Dataminer Dataminer - 25 days ago 19
R Question

Creating a User-Item Matrix for Collaborative Filtering

I am attempting to run a Collaborative Filtering (CF) algorithm on a "User-Item-Rating" data. My data is in a long format i.e. each row has data for a User rating a specific item. I need to convert this into a "User-Item" matrix before I can apply a CF algorithm on it.

I am using the

spread
function from the
tidyr
package for this task. But given that I have more than 50k unique items, the resulting dataframe would be huge. R is unable to execute this (on my local machine) and throws up the "cannot allocate vector of size" error.

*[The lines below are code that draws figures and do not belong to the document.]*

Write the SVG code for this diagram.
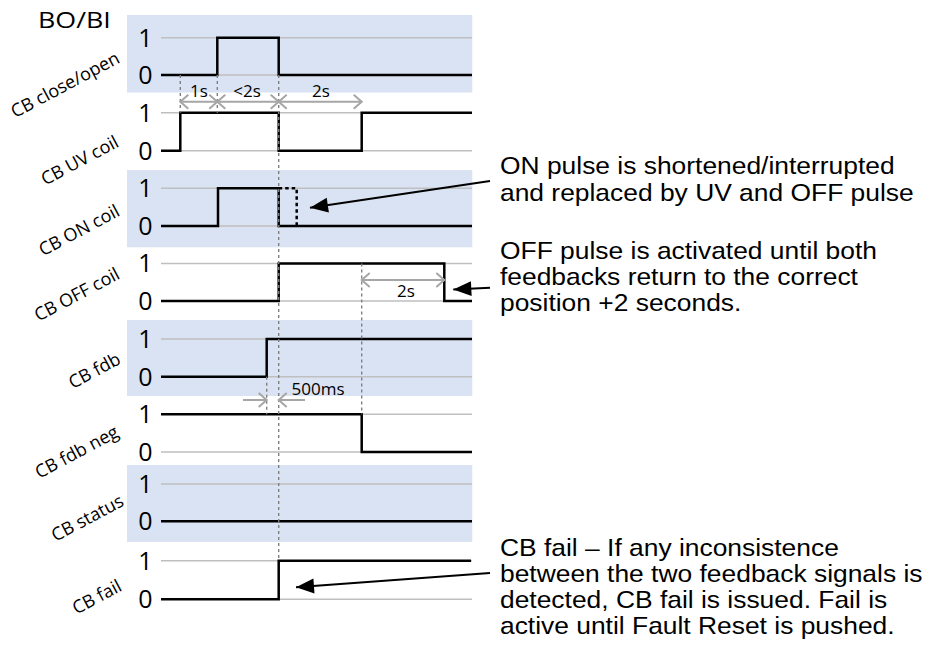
<svg xmlns="http://www.w3.org/2000/svg" width="931" height="655" viewBox="0 0 931 655">
<style>
.band{fill:#dae3f3}
.grid{stroke:#bfbfbf;stroke-width:1.5;fill:none}
.sig{stroke:#000;stroke-width:2.5;fill:none;stroke-linejoin:miter}
.sigd{stroke:#000;stroke-width:2.5;fill:none;stroke-dasharray:3.5 3}
.guide{stroke:#808080;stroke-width:1.4;fill:none;stroke-dasharray:3 3}
.dim{stroke:#a6a6a6;stroke-width:2;fill:none}
.dig{font-family:"Open Sans","DejaVu Sans",sans-serif;font-size:25px;fill:#000;text-anchor:middle}
.lab{font-family:"Open Sans","DejaVu Sans",sans-serif;font-size:18px;fill:#000;text-anchor:end}
.small{font-family:"Open Sans","DejaVu Sans",sans-serif;font-size:17px;fill:#000}
.note{font-family:"Liberation Sans",Arial,sans-serif;font-size:24px;fill:#000}
.arr{stroke:#000;stroke-width:2;fill:none}
</style>
<defs>
<marker id="chev" markerUnits="userSpaceOnUse" markerWidth="20" markerHeight="20" viewBox="-10 -10 20 20" refX="0" refY="0" orient="auto-start-reverse">
<path d="M-8,-7 L0,0 L-8,7" stroke="#a6a6a6" stroke-width="2" fill="none"/>
</marker>
<marker id="tri" markerUnits="userSpaceOnUse" markerWidth="24" markerHeight="20" viewBox="-20 -10 24 20" refX="0" refY="0" orient="auto">
<path d="M0,0 L-18,-7.5 L-18,7.5 Z" fill="#000"/>
</marker>
</defs>
<rect width="931" height="655" fill="#fff"/>
<text x="38" y="28" font-family="Open Sans, DejaVu Sans, sans-serif" font-size="22" transform="translate(38,0) scale(1.22,1) translate(-38,0)">BO/BI</text>

<g id="row-close-open">
<rect class="band" x="127" y="15" width="345.3" height="77.5"/>
<path class="grid" d="M161,37.7H472M161,75H472"/>
<text class="dig" x="145.5" y="46.5">1</text><text class="dig" x="145.5" y="84">0</text>
<text class="lab" transform="translate(121,62) rotate(-28)">CB close/open</text>
<path class="sig" d="M161,75H217.3V37.7H278.7V75H472"/>
</g>
<g id="row-uv-coil">
<path class="grid" d="M161,112.7H472M161,150.7H472"/>
<text class="dig" x="145.5" y="121.5">1</text><text class="dig" x="145.5" y="159.5">0</text>
<text class="lab" transform="translate(120,146) rotate(-28)">CB UV coil</text>
<path class="sig" d="M161,150.7H180.3V112.7H278.7V150.7H361.7V112.7H472"/>
</g>
<g id="row-on-coil">
<rect class="band" x="127" y="170" width="345.3" height="77.3"/>
<path class="grid" d="M161,188.3H472M161,226H472"/>
<text class="dig" x="145.5" y="197">1</text><text class="dig" x="145.5" y="235">0</text>
<text class="lab" transform="translate(121,215) rotate(-28)">CB ON coil</text>
<path class="sig" d="M161,226H218V188.3H278.7V226H472"/>
<path class="sigd" d="M278.7,188.3H296.7V226"/>
</g>
<g id="row-off-coil">
<path class="grid" d="M161,263.5H472M161,301H472"/>
<text class="dig" x="145.5" y="272">1</text><text class="dig" x="145.5" y="310">0</text>
<text class="lab" transform="translate(121,278) rotate(-28)">CB OFF coil</text>
<path class="sig" d="M161,301H278.7V263.5H444.3V301H472"/>
</g>
<g id="row-fdb">
<rect class="band" x="127" y="320" width="345.3" height="76"/>
<path class="grid" d="M161,339H472M161,376.7H472"/>
<text class="dig" x="145.5" y="348">1</text><text class="dig" x="145.5" y="385.5">0</text>
<text class="lab" transform="translate(122,363) rotate(-28)">CB fdb</text>
<path class="sig" d="M161,376.7H266.7V339H472"/>
</g>
<g id="row-fdb-neg">
<path class="grid" d="M161,414.3H472M161,452H472"/>
<text class="dig" x="145.5" y="423">1</text><text class="dig" x="145.5" y="461">0</text>
<text class="lab" transform="translate(120,436) rotate(-28)">CB fdb neg</text>
<path class="sig" d="M161,414.3H361.7V452H472"/>
</g>
<g id="row-status">
<rect class="band" x="127" y="465" width="345.3" height="77"/>
<path class="grid" d="M161,484H472M161,521.3H472"/>
<text class="dig" x="145.5" y="493">1</text><text class="dig" x="145.5" y="530">0</text>
<text class="lab" transform="translate(125,505) rotate(-28)">CB status</text>
<path class="sig" d="M161,521.3H472"/>
</g>
<g id="row-fail">
<path class="grid" d="M161,560.7H472M161,599.3H472"/>
<text class="dig" x="145.5" y="569.5">1</text><text class="dig" x="145.5" y="608">0</text>
<text class="lab" transform="translate(123,590) rotate(-28)">CB fail</text>
<path class="sig" d="M161,599.3H278.7V560.7H471"/>
</g>

<g id="guides">
<path class="guide" d="M180.3,75V112.7M217.3,75V112.7M278.7,75V560.7M361.7,263.5V414.3M266.7,376.7V414.3"/>
</g>

<g id="dimensions">
<path class="dim" d="M180.3,101.7H217.3" marker-start="url(#chev)" marker-end="url(#chev)"/>
<path class="dim" d="M217.3,101.7H278.7" marker-start="url(#chev)" marker-end="url(#chev)"/>
<path class="dim" d="M278.7,101.7H361.7" marker-start="url(#chev)" marker-end="url(#chev)"/>
<path class="dim" d="M361.7,280H444.3" marker-start="url(#chev)" marker-end="url(#chev)"/>
<path class="dim" d="M243,400H266.7" marker-end="url(#chev)"/>
<path class="dim" d="M305,400H278.7" marker-end="url(#chev)"/>
<text class="small" x="199" y="96.5" text-anchor="middle">1s</text>
<text class="small" x="247" y="96.5" text-anchor="middle">&lt;2s</text>
<text class="small" x="321" y="96.5" text-anchor="middle">2s</text>
<text class="small" x="406" y="296.5" text-anchor="middle">2s</text>
<text class="small" x="291.5" y="394.5">500ms</text>
</g>

<g id="connectors">
<path class="arr" d="M490,181L310,207.7" marker-end="url(#tri)"/>
<path class="arr" d="M490,287.7L453.3,289.5" marker-end="url(#tri)"/>
<path class="arr" d="M490,573L296,587.3" marker-end="url(#tri)"/>
</g>

<g id="notes" class="note" transform="translate(500,0) scale(1.1,1)">
<text x="0" y="174">ON pulse is shortened/interrupted</text>
<text x="0" y="201">and replaced by UV and OFF pulse</text>
<text x="0" y="259">OFF pulse is activated until both</text>
<text x="0" y="285">feedbacks return to the correct</text>
<text x="0" y="311">position +2 seconds.</text>
<text x="0" y="556">CB fail – If any inconsistence</text>
<text x="0" y="582">between the two feedback signals is</text>
<text x="0" y="608">detected, CB fail is issued. Fail is</text>
<text x="0" y="634">active until Fault Reset is pushed.</text>
</g>
</svg>
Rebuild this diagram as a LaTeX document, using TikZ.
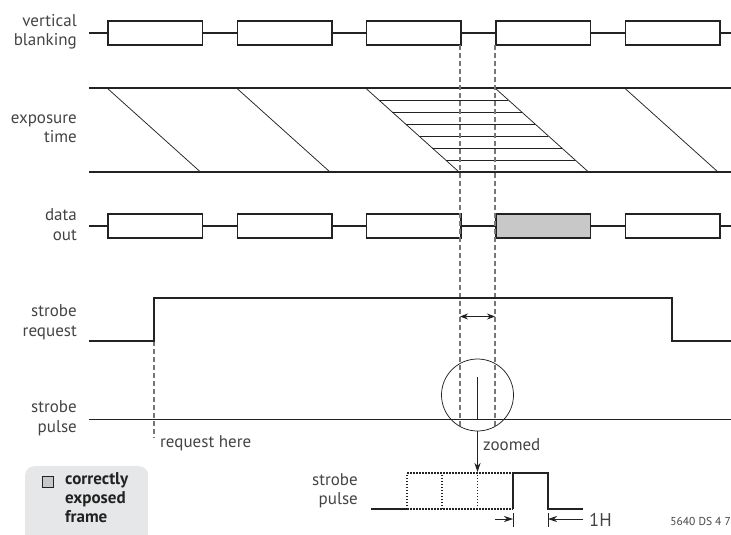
\documentclass[tikz,border=0pt]{standalone}
\usepackage{fontspec}
\setmainfont{PT Sans}
\usetikzlibrary{arrows.meta}
\definecolor{ink}{HTML}{222222}
\definecolor{txt}{HTML}{444444}
\definecolor{dashc}{HTML}{777777}
\definecolor{shade}{HTML}{C8C8C8}
\definecolor{legbg}{HTML}{E6E7E8}
\begin{document}
\begin{tikzpicture}[x=1pt,y=-1pt,
  sig/.style={line width=1.8pt, draw=ink},
  thinl/.style={line width=0.75pt, draw=ink},
  frm/.style={draw=ink, line width=1.8pt, fill=white, minimum width=94.5pt, minimum height=24pt, inner sep=0pt, anchor=west},
  lbl/.style={align=right, anchor=east, font=\fontsize{17}{19.5}\selectfont, text=txt, inner sep=0pt},
  ltxt/.style={anchor=west, font=\fontsize{17}{19.5}\selectfont, text=txt, inner sep=0pt},
  dsh/.style={draw=dashc, line width=1.1pt, dash pattern=on 5pt off 3pt},
  dotl/.style={draw=ink, line width=1.6pt, dash pattern=on 1.5pt off 1.5pt},
  arr/.style={-{Stealth[length=9pt,width=6pt]}, line width=0.8pt, draw=ink},
]
\useasboundingbox (0,0) rectangle (731,535);

% ---- labels ----
\node[lbl] (lvb) at (77,32) {vertical\\blanking};
\node[lbl] (lex) at (77,128.5) {exposure\\time};
\node[lbl] (ldo) at (77,224.5) {data\\out};
\node[lbl] (lsr) at (77,322) {strobe\\request};
\node[lbl] (lsp) at (77,418) {strobe\\pulse};

% ---- vertical blanking ----
\coordinate (vbs) at (89,33);
\coordinate (vbe) at (731,33);
\foreach \i/\x in {1/107,2/236.5,3/365.5,4/495,5/624.5}{
  \node[frm] (vb\i) at (\x,33) {};
}
\draw[sig] (vbs) -- (vb1.west) (vb1.east) -- (vb2.west) (vb2.east) -- (vb3.west)
  (vb3.east) -- (vb4.west) (vb4.east) -- (vb5.west) (vb5.east) -- (vbe);

% ---- exposure time ----
\coordinate (ets) at (89,88);  \coordinate (ete) at (731,88);
\coordinate (ebs) at (89,172); \coordinate (ebe) at (731,172);
% hatch lines of the exposed frame
\foreach \k in {1,...,6}{
  \pgfmathsetmacro{\yy}{88+12*\k}
  \pgfmathsetmacro{\xa}{365.5+93.5*12*\k/84}
  \pgfmathsetmacro{\xb}{495+93.5*12*\k/84}
  \draw[thinl] (\xa,\yy) -- (\xb,\yy);
}
\foreach \x in {107,236.5,365.5,495,624.5}{
  \draw[thinl] (\x,88) -- ({\x+93.5},172);
}
\draw[line width=1.3pt, draw=ink] (ets) -- (ete);
\draw[sig] (ebs) -- (ebe);

% ---- data out ----
\coordinate (dos) at (89,226);
\coordinate (doe) at (731,226);
\foreach \i/\x in {1/107,2/236.5,3/365.5,5/624.5}{
  \node[frm] (do\i) at (\x,226) {};
}
\node[frm, fill=shade] (do4) at (495,226) {};
\draw[sig] (dos) -- (do1.west) (do1.east) -- (do2.west) (do2.east) -- (do3.west)
  (do3.east) -- (do4.west) (do4.east) -- (do5.west) (do5.east) -- (doe);

% ---- dashed guides ----
\coordinate (g1t) at (460,45);  \coordinate (g1b) at (460,426);
\coordinate (g2t) at (495,45);  \coordinate (g2b) at (495,426);
\coordinate (g3t) at (154,341); \coordinate (g3b) at (154,438);
\draw[dsh] (g1t) -- (g1b);
\draw[dsh] (g2t) -- (g2b);
\draw[dsh] (g3t) -- (g3b);

% ---- strobe request ----
\coordinate (sr0) at (89,341);
\coordinate (sr1) at (154,341);
\coordinate (sr2) at (154,298);
\coordinate (sr3) at (672,298);
\coordinate (sr4) at (672,341);
\coordinate (sr5) at (731,341);
\draw[sig] (sr0) -- (sr1) -- (sr2) -- (sr3) -- (sr4) -- (sr5);

% window arrow
\coordinate (wa) at (460,316.5);
\coordinate (wb) at (495,316.5);
\draw[{Stealth[length=8pt,width=6pt]}-{Stealth[length=8pt,width=6pt]}, line width=0.8pt, draw=ink] (wa) -- (wb);

% ---- strobe pulse ----
\coordinate (sp0) at (89,419.5);
\coordinate (sp1) at (731,419.5);
\draw[line width=1.5pt, draw=ink] (sp0) -- (sp1);
\coordinate (pb) at (477.5,419.5);
\coordinate (pt) at (477.5,377);
\draw[sig] (pb) -- (pt);
\node[circle, draw=ink, line width=0.75pt, minimum size=72pt, inner sep=0pt] (zc) at (477.5,395) {};

\node[ltxt] (rh) at (160,443) {request here};

% zoom arrow
\coordinate (za) at (477.5,472);
\draw[arr] (zc.south) -- (za);
\node[ltxt] (zm) at (483,445) {zoomed};

% ---- zoomed pulse ----
\node[lbl] (lzp) at (358,490.5) {strobe\\pulse};
\coordinate (z0) at (371,509);
\coordinate (z1) at (407,509);
\coordinate (z1t) at (407,473);
\coordinate (z2) at (442,509);
\coordinate (z2t) at (442,473);
\coordinate (z3) at (477.5,509);
\coordinate (z3t) at (477.5,473);
\coordinate (z4) at (513,509);
\coordinate (z4t) at (513,473);
\coordinate (z5) at (548,509);
\coordinate (z5t) at (548,473);
\coordinate (z6) at (583,509);
\draw[dotl] (z1) -- (z4) (z1) -- (z1t) -- (z4t) (z2) -- (z2t) (z3) -- (z3t);
\draw[sig] (z0) -- (z1);
\draw[sig] (z4) -- (z4t) -- (z5t) -- (z5) -- (z6);

% dimension 1H
\coordinate (t1a) at (513,513); \coordinate (t1b) at (513,527);
\coordinate (t2a) at (548,513); \coordinate (t2b) at (548,527);
\draw[line width=0.75pt, draw=ink] (t1a) -- (t1b) (t2a) -- (t2b);
\coordinate (d1s) at (495,519); \coordinate (d1e) at (513,519);
\coordinate (d2s) at (583,519); \coordinate (d2e) at (548,519);
\draw[arr] (d1s) -- (d1e);
\draw[arr] (d2s) -- (d2e);
\node[anchor=west, font=\fontsize{18.5}{20}\selectfont, text=txt, inner sep=0pt] (oneh) at (589,519.5) {1H};
\node[anchor=east, font=\fontsize{11.5}{13}\selectfont, text=txt, inner sep=0pt] (code) at (731,521) {5640 DS 4 7};

% ---- legend ----
\node[draw=none, fill=legbg, rounded corners=9pt, minimum width=123pt, minimum height=80pt, anchor=north west, inner sep=0pt] (leg) at (25,466) {};
\node[draw=ink, fill=shade, line width=1.2pt, minimum size=11pt, inner sep=0pt] (chk) at (48,482) {};
\node[anchor=north west, align=left, font=\bfseries\fontsize{17}{19}\selectfont, text=ink, inner sep=0pt] (legt) at (65,472) {correctly\\exposed\\frame};
\end{tikzpicture}
\end{document}
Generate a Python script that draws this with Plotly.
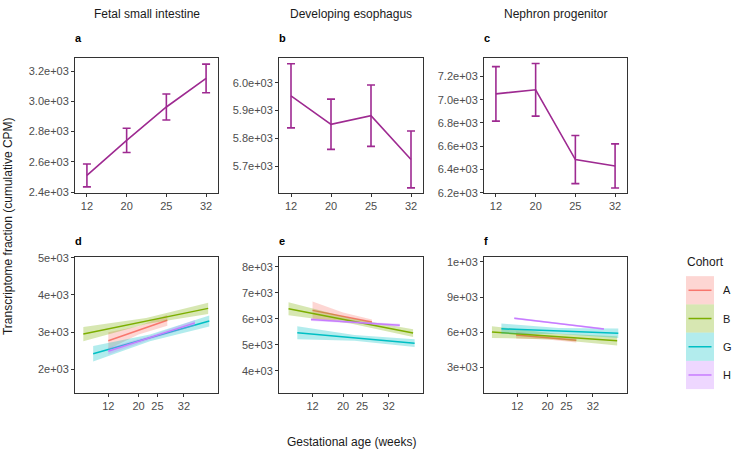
import plotly.graph_objects as go

# top row: mean transcriptome fraction per gestational age (CPM)
ages = ["12", "20", "25", "32"]
si_mean = [2510, 2742, 2963, 3152]
si_err = [76, 80, 86, 95]
eso_mean = [5953, 5851, 5882, 5725]
eso_err = [115, 90, 110, 102]
neph_mean = [7050, 7085, 6485, 6430]
neph_err = [234, 226, 207, 190]

# bottom row: linear fits per cohort, read at start / middle / end of each cohort's age span
cohorts = ["A", "B", "G", "H"]
cohort_colors = {"A": "#F8766D", "B": "#7CAE00", "G": "#00BFC4", "H": "#C77CFF"}
cohort_fills = {"A": "rgba(248,118,109,0.3)", "B": "rgba(124,174,0,0.3)",
                "G": "rgba(0,191,196,0.3)", "H": "rgba(199,124,255,0.3)"}

d_x = {"A": [12, 20, 27.6], "B": [5.4, 22, 38.4], "G": [8, 23, 38.7], "H": [12, 23.5, 34.9]}
d_fit = {"A": [2770, 3050, 3320], "B": [2950, 3300, 3640], "G": [2420, 2850, 3300], "H": [2490, 2870, 3250]}
d_se = {"A": [230, 110, 150], "B": [190, 80, 150], "G": [210, 90, 150], "H": [90, 50, 80]}

e_x = {"A": [12, 20, 27.6], "B": [5.7, 22, 38.4], "G": [8, 23, 38.8], "H": [11.6, 23.5, 34.9]}
e_fit = {"A": [6325, 6095, 5875], "B": [6390, 5920, 5450], "G": [5460, 5265, 5060], "H": [5975, 5860, 5750]}
e_se = {"A": [340, 150, 100], "B": [250, 100, 150], "G": [250, 110, 150], "H": [60, 40, 60]}

f_x = {"A": [11.7, 20, 27.6], "B": [5.3, 22, 38.4], "G": [7.8, 23, 38.7], "H": [11.2, 23, 34.9]}
f_fit = {"A": [5750, 5520, 5300], "B": [6000, 5620, 5250], "G": [6280, 6090, 5900], "H": [7190, 6730, 6270]}
f_se = {"A": [300, 150, 200], "B": [500, 250, 400], "G": [450, 250, 400], "H": [90, 60, 90]}

age_ticks = [12, 20, 25, 32]
d_yticks = [2000, 3000, 4000, 5000]
d_ylabels = ["2e+03", "3e+03", "4e+03", "5e+03"]
e_yticks = [4000, 5000, 6000, 7000, 8000]
e_ylabels = ["4e+03", "5e+03", "6e+03", "7e+03", "8e+03"]
f_yticks = [3000, 6000, 9000, 12000]
f_ylabels = ["3e+03", "6e+03", "9e+03", "1e+03"]

titles = ["Fetal small intestine", "Developing esophagus", "Nephron progenitor"]
letters = ["a", "b", "c", "d", "e", "f"]

W, H = 732, 454
PURPLE = "#9E2A91"
FONT = "Liberation Sans, Arial, sans-serif"
TXT = "#1A1A1A"

fig = go.Figure()

# top row
top = [(si_mean, si_err), (eso_mean, eso_err), (neph_mean, neph_err)]
for i, (m, err) in enumerate(top):
    n = i + 1
    fig.add_trace(go.Scatter(
        x=ages, y=m, mode="lines",
        line=dict(color=PURPLE, width=1.6),
        error_y=dict(type="data", array=err, color=PURPLE, thickness=1.6, width=4),
        xaxis="x%d" % n, yaxis="y%d" % n, showlegend=False, hoverinfo="skip"))

# bottom row
bottom = [(d_x, d_fit, d_se), (e_x, e_fit, e_se), (f_x, f_fit, f_se)]
for i, (xs, fit, se) in enumerate(bottom):
    n = i + 4
    for c in cohorts:
        x = xs[c]
        hi = [v + s for v, s in zip(fit[c], se[c])]
        lo = [v - s for v, s in zip(fit[c], se[c])]
        fig.add_trace(go.Scatter(
            x=x + x[::-1], y=hi + lo[::-1], fill="toself", mode="lines",
            line=dict(width=0), fillcolor=cohort_fills[c],
            xaxis="x%d" % n, yaxis="y%d" % n, showlegend=False, hoverinfo="skip"))
        fig.add_trace(go.Scatter(
            x=x, y=fit[c], mode="lines",
            line=dict(color=cohort_colors[c], width=1.5),
            xaxis="x%d" % n, yaxis="y%d" % n, showlegend=False, name=c))

# panel geometry (pixels)
col_x = [(75, 218), (279, 423), (484, 627)]
row_y = [(53, 192), (258, 397)]

def px_x(p):
    return p / W

def px_y(p):
    return 1 - p / H

axis_common = dict(showline=True, mirror=True, linecolor="#333333", linewidth=1,
                   ticks="outside", ticklen=3, tickcolor="#333333", showgrid=False,
                   zeroline=False, tickfont=dict(size=11, color="#4D4D4D", family=FONT))

top_ranges = [[2394, 3290], [5605, 6090], [6198, 7362]]
top_ticks = [[2400, 2600, 2800, 3000, 3200], [5700, 5800, 5900, 6000],
             [6200, 6400, 6600, 6800, 7000, 7200]]
top_labels = [["2.4e+03", "2.6e+03", "2.8e+03", "3.0e+03", "3.2e+03"],
              ["5.7e+03", "5.8e+03", "5.9e+03", "6.0e+03"],
              ["6.2e+03", "6.4e+03", "6.6e+03", "6.8e+03", "7.0e+03", "7.2e+03"]]
bottom_ranges = [[1380, 5015], [3160, 8375], [830, 12410]]
bottom_ticks = [(d_yticks, d_ylabels), (e_yticks, e_ylabels), (f_yticks, f_ylabels)]

layout = {}
for i in range(3):
    x0, x1 = col_x[i]
    n = i + 1
    layout["xaxis%d" % n] = dict(axis_common, domain=[px_x(x0), px_x(x1)], type="category",
                                 range=[-0.3, 3.3], anchor="y%d" % n)
    layout["yaxis%d" % n] = dict(axis_common, domain=[px_y(row_y[0][1]), px_y(row_y[0][0])],
                                 range=top_ranges[i], tickvals=top_ticks[i],
                                 ticktext=top_labels[i], anchor="x%d" % n)
    n = i + 4
    layout["xaxis%d" % n] = dict(axis_common, domain=[px_x(x0), px_x(x1)],
                                 range=[3.2, 41], tickvals=age_ticks,
                                 ticktext=[str(a) for a in age_ticks], anchor="y%d" % n)
    layout["yaxis%d" % n] = dict(axis_common, domain=[px_y(row_y[1][1]), px_y(row_y[1][0])],
                                 range=bottom_ranges[i], tickvals=bottom_ticks[i][0],
                                 ticktext=bottom_ticks[i][1], anchor="x%d" % n)


def label(text, x, y, size=12, xanchor="center", angle=0, color=TXT):
    return dict(text=text, x=px_x(x), y=px_y(y), xref="paper", yref="paper",
                xanchor=xanchor, yanchor="middle", textangle=angle, showarrow=False,
                font=dict(size=size, color=color, family=FONT))


annotations = []
for i, t in enumerate(titles):
    annotations.append(label(t, sum(col_x[i]) / 2, 8))
for i, l in enumerate(letters):
    r, c = divmod(i, 3)
    annotations.append(label("<b>%s</b>" % l, col_x[c][0] - 2, 33 if r == 0 else 241,
                             size=11, xanchor="left", color="black"))
annotations.append(label("Transcriptome fraction (cumulative CPM)", 8, 226, angle=-90))
annotations.append(label("Gestational age (weeks)", 351, 448))

# legend drawn by hand so each key shows its ribbon colour
shapes = []
annotations.append(label("Cohort", 685, 263, xanchor="left"))
for k, c in enumerate(cohorts):
    top_px = 277.5 + 29 * k
    shapes.append(dict(type="rect", xref="paper", yref="paper", x0=px_x(686), x1=px_x(714),
                       y0=px_y(top_px + 29), y1=px_y(top_px), fillcolor=cohort_fills[c], line=dict(width=0)))
    shapes.append(dict(type="line", xref="paper", yref="paper", x0=px_x(688.5), x1=px_x(711.5),
                       y0=px_y(top_px + 14.5), y1=px_y(top_px + 14.5),
                       line=dict(color=cohort_colors[c], width=1.5)))
    annotations.append(label(c, 721, top_px + 14.5, size=11, xanchor="left"))

fig.update_layout(width=W, height=H, margin=dict(l=0, r=0, t=0, b=0),
                  plot_bgcolor="white", paper_bgcolor="white",
                  font=dict(family=FONT), annotations=annotations, shapes=shapes, **layout)

fig.write_html("out.html", config={"displayModeBar": False},
               post_script="document.body.style.margin='0';")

What's the best way to deal with this? Some of the options I tried exploring, but was unable to get them to work:


  • I was thinking if there is a way to return the output of spread call as a Sparse Matrix

  • I also tried exploring if packages which implements CF such as
    recommenderlab
    has an option to deal with this. But I could not see any option for that.



Any help will be greatly appreciated.

Thanks!

Answer

As you (probably) got sparse data, go with a sparse matrix. Here's an example for 50000 sparse example ratings:

library(stringi)
library(Matrix)
set.seed(1)
df <- data.frame(item = stri_rand_strings(50000, 4))
df$user <- as.factor(1:nrow(df))
df$rating <- sample(1:10, nrow(df), T)
m <- sparseMatrix(
  i = as.integer(df$user), 
  j = as.integer(df$item), 
  x = df$rating, 
  dimnames = list(levels(df$user), levels(df$item))
)